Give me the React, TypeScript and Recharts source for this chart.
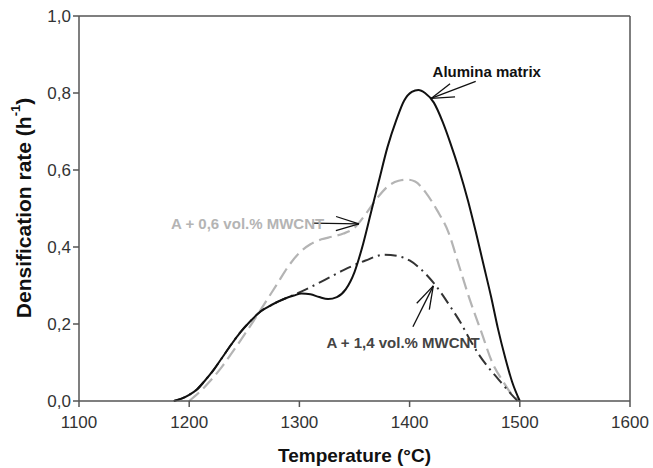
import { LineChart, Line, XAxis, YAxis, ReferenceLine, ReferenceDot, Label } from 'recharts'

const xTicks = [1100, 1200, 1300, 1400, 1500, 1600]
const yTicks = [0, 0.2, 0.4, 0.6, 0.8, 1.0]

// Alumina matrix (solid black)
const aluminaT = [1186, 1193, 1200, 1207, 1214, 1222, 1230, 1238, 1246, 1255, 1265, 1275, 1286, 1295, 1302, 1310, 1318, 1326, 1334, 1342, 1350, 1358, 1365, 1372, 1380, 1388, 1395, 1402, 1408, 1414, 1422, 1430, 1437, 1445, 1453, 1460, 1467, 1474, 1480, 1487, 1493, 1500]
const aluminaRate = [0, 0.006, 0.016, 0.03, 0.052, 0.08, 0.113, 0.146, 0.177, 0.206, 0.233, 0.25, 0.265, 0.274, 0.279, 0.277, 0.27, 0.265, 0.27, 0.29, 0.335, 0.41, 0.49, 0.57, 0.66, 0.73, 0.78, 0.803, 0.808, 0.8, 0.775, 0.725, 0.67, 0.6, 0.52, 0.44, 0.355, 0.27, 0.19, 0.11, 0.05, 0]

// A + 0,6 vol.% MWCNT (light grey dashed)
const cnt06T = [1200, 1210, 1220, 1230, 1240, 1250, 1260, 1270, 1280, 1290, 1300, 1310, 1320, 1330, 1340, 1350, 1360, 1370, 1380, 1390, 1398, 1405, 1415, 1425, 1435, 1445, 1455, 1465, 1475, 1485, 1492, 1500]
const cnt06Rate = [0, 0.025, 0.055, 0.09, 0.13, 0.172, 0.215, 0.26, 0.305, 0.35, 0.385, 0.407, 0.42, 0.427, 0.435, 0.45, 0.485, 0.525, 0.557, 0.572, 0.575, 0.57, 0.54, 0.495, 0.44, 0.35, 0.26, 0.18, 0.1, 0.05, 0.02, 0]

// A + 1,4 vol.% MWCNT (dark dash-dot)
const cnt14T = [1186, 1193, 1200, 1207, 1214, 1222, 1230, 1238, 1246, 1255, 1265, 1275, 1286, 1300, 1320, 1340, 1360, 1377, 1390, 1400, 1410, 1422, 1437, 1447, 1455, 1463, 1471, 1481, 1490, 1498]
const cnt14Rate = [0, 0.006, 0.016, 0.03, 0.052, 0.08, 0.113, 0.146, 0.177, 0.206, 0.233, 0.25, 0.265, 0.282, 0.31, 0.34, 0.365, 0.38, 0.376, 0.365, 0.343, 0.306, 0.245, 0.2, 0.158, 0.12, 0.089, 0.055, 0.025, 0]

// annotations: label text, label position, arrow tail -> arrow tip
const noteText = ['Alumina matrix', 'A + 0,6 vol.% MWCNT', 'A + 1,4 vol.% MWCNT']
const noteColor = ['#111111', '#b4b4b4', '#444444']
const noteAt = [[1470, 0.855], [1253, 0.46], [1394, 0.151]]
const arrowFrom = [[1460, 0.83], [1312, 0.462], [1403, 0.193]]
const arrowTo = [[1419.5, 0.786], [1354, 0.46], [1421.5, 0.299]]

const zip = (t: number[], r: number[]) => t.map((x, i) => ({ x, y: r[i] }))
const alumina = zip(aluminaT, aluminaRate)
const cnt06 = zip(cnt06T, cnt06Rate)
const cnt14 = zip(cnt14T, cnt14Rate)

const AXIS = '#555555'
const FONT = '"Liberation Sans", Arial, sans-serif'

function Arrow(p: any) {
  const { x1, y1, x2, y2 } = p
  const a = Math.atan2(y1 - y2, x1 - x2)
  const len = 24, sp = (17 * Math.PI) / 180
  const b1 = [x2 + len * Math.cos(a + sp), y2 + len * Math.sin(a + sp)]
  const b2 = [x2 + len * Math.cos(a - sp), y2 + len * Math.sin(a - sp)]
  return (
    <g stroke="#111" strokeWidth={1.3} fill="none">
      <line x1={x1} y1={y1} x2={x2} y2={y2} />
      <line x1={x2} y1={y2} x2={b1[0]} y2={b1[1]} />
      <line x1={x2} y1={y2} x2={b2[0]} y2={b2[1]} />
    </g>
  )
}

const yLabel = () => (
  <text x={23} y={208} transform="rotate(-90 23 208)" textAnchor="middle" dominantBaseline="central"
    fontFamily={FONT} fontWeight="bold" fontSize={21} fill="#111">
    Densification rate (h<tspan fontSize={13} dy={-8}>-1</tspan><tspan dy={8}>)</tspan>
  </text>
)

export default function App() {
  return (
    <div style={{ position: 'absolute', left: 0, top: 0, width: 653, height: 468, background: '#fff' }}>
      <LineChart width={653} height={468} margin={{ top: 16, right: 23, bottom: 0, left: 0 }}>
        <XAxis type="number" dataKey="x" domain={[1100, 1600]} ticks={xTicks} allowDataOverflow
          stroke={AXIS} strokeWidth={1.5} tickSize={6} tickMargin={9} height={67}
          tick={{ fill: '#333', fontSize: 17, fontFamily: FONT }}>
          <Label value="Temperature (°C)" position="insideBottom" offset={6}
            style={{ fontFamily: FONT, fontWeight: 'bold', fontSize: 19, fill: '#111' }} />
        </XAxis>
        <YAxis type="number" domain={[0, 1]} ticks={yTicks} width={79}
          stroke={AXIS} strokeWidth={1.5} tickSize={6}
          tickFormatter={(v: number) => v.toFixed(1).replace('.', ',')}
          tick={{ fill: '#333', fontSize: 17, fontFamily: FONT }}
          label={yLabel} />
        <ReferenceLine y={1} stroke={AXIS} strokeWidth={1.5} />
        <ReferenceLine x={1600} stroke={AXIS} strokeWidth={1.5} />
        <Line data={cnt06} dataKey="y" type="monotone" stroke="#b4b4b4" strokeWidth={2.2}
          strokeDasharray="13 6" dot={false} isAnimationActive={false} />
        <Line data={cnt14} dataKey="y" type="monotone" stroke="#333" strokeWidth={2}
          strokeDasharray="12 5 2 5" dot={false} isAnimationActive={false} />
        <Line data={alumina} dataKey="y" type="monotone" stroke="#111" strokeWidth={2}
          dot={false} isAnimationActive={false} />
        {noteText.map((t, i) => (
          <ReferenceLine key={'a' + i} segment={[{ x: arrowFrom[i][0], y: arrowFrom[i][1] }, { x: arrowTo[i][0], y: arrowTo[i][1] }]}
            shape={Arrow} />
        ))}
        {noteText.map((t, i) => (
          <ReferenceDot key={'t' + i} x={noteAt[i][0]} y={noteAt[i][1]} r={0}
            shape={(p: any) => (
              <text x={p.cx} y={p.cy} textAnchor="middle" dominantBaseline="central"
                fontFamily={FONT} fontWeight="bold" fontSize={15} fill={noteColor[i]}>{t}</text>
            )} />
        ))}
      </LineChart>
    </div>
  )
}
====
_EXERCISE BRIEF_
Copy the data character for character, but drop all pictures from the copy.

_RESPONSE TO THIS EXERCISE_
Give me the React, TypeScript and Recharts source for this chart.
import { LineChart, Line, XAxis, YAxis, ReferenceLine, ReferenceDot, Label } from 'recharts'

const xTicks = [1100, 1200, 1300, 1400, 1500, 1600]
const yTicks = [0, 0.2, 0.4, 0.6, 0.8, 1.0]

// Alumina matrix (solid black)
const aluminaT = [1186, 1193, 1200, 1207, 1214, 1222, 1230, 1238, 1246, 1255, 1265, 1275, 1286, 1295, 1302, 1310, 1318, 1326, 1334, 1342, 1350, 1358, 1365, 1372, 1380, 1388, 1395, 1402, 1408, 1414, 1422, 1430, 1437, 1445, 1453, 1460, 1467, 1474, 1480, 1487, 1493, 1500]
const aluminaRate = [0, 0.006, 0.016, 0.03, 0.052, 0.08, 0.113, 0.146, 0.177, 0.206, 0.233, 0.25, 0.265, 0.274, 0.279, 0.277, 0.27, 0.265, 0.27, 0.29, 0.335, 0.41, 0.49, 0.57, 0.66, 0.73, 0.78, 0.803, 0.808, 0.8, 0.775, 0.725, 0.67, 0.6, 0.52, 0.44, 0.355, 0.27, 0.19, 0.11, 0.05, 0]

// A + 0,6 vol.% MWCNT (light grey dashed)
const cnt06T = [1200, 1210, 1220, 1230, 1240, 1250, 1260, 1270, 1280, 1290, 1300, 1310, 1320, 1330, 1340, 1350, 1360, 1370, 1380, 1390, 1398, 1405, 1415, 1425, 1435, 1445, 1455, 1465, 1475, 1485, 1492, 1500]
const cnt06Rate = [0, 0.025, 0.055, 0.09, 0.13, 0.172, 0.215, 0.26, 0.305, 0.35, 0.385, 0.407, 0.42, 0.427, 0.435, 0.45, 0.485, 0.525, 0.557, 0.572, 0.575, 0.57, 0.54, 0.495, 0.44, 0.35, 0.26, 0.18, 0.1, 0.05, 0.02, 0]

// A + 1,4 vol.% MWCNT (dark dash-dot)
const cnt14T = [1186, 1193, 1200, 1207, 1214, 1222, 1230, 1238, 1246, 1255, 1265, 1275, 1286, 1300, 1320, 1340, 1360, 1377, 1390, 1400, 1410, 1422, 1437, 1447, 1455, 1463, 1471, 1481, 1490, 1498]
const cnt14Rate = [0, 0.006, 0.016, 0.03, 0.052, 0.08, 0.113, 0.146, 0.177, 0.206, 0.233, 0.25, 0.265, 0.282, 0.31, 0.34, 0.365, 0.38, 0.376, 0.365, 0.343, 0.306, 0.245, 0.2, 0.158, 0.12, 0.089, 0.055, 0.025, 0]

// annotations: label text, label position, arrow tail -> arrow tip
const noteText = ['Alumina matrix', 'A + 0,6 vol.% MWCNT', 'A + 1,4 vol.% MWCNT']
const noteColor = ['#111111', '#b4b4b4', '#444444']
const noteAt = [[1470, 0.855], [1253, 0.46], [1394, 0.151]]
const arrowFrom = [[1460, 0.83], [1312, 0.462], [1403, 0.193]]
const arrowTo = [[1419.5, 0.786], [1354, 0.46], [1421.5, 0.299]]

const zip = (t: number[], r: number[]) => t.map((x, i) => ({ x, y: r[i] }))
const alumina = zip(aluminaT, aluminaRate)
const cnt06 = zip(cnt06T, cnt06Rate)
const cnt14 = zip(cnt14T, cnt14Rate)

const AXIS = '#555555'
const FONT = '"Liberation Sans", Arial, sans-serif'

function Arrow(p: any) {
  const { x1, y1, x2, y2 } = p
  const a = Math.atan2(y1 - y2, x1 - x2)
  const len = 24, sp = (17 * Math.PI) / 180
  const b1 = [x2 + len * Math.cos(a + sp), y2 + len * Math.sin(a + sp)]
  const b2 = [x2 + len * Math.cos(a - sp), y2 + len * Math.sin(a - sp)]
  return (
    <g stroke="#111" strokeWidth={1.3} fill="none">
      <line x1={x1} y1={y1} x2={x2} y2={y2} />
      <line x1={x2} y1={y2} x2={b1[0]} y2={b1[1]} />
      <line x1={x2} y1={y2} x2={b2[0]} y2={b2[1]} />
    </g>
  )
}

const yLabel = () => (
  <text x={23} y={208} transform="rotate(-90 23 208)" textAnchor="middle" dominantBaseline="central"
    fontFamily={FONT} fontWeight="bold" fontSize={21} fill="#111">
    Densification rate (h<tspan fontSize={13} dy={-8}>-1</tspan><tspan dy={8}>)</tspan>
  </text>
)

export default function App() {
  return (
    <div style={{ position: 'absolute', left: 0, top: 0, width: 653, height: 468, background: '#fff' }}>
      <LineChart width={653} height={468} margin={{ top: 16, right: 23, bottom: 0, left: 0 }}>
        <XAxis type="number" dataKey="x" domain={[1100, 1600]} ticks={xTicks} allowDataOverflow
          stroke={AXIS} strokeWidth={1.5} tickSize={6} tickMargin={9} height={67}
          tick={{ fill: '#333', fontSize: 17, fontFamily: FONT }}>
          <Label value="Temperature (°C)" position="insideBottom" offset={6}
            style={{ fontFamily: FONT, fontWeight: 'bold', fontSize: 19, fill: '#111' }} />
        </XAxis>
        <YAxis type="number" domain={[0, 1]} ticks={yTicks} width={79}
          stroke={AXIS} strokeWidth={1.5} tickSize={6}
          tickFormatter={(v: number) => v.toFixed(1).replace('.', ',')}
          tick={{ fill: '#333', fontSize: 17, fontFamily: FONT }}
          label={yLabel} />
        <ReferenceLine y={1} stroke={AXIS} strokeWidth={1.5} />
        <ReferenceLine x={1600} stroke={AXIS} strokeWidth={1.5} />
        <Line data={cnt06} dataKey="y" type="monotone" stroke="#b4b4b4" strokeWidth={2.2}
          strokeDasharray="13 6" dot={false} isAnimationActive={false} />
        <Line data={cnt14} dataKey="y" type="monotone" stroke="#333" strokeWidth={2}
          strokeDasharray="12 5 2 5" dot={false} isAnimationActive={false} />
        <Line data={alumina} dataKey="y" type="monotone" stroke="#111" strokeWidth={2}
          dot={false} isAnimationActive={false} />
        {noteText.map((t, i) => (
          <ReferenceLine key={'a' + i} segment={[{ x: arrowFrom[i][0], y: arrowFrom[i][1] }, { x: arrowTo[i][0], y: arrowTo[i][1] }]}
            shape={Arrow} />
        ))}
        {noteText.map((t, i) => (
          <ReferenceDot key={'t' + i} x={noteAt[i][0]} y={noteAt[i][1]} r={0}
            shape={(p: any) => (
              <text x={p.cx} y={p.cy} textAnchor="middle" dominantBaseline="central"
                fontFamily={FONT} fontWeight="bold" fontSize={15} fill={noteColor[i]}>{t}</text>
            )} />
        ))}
      </LineChart>
    </div>
  )
}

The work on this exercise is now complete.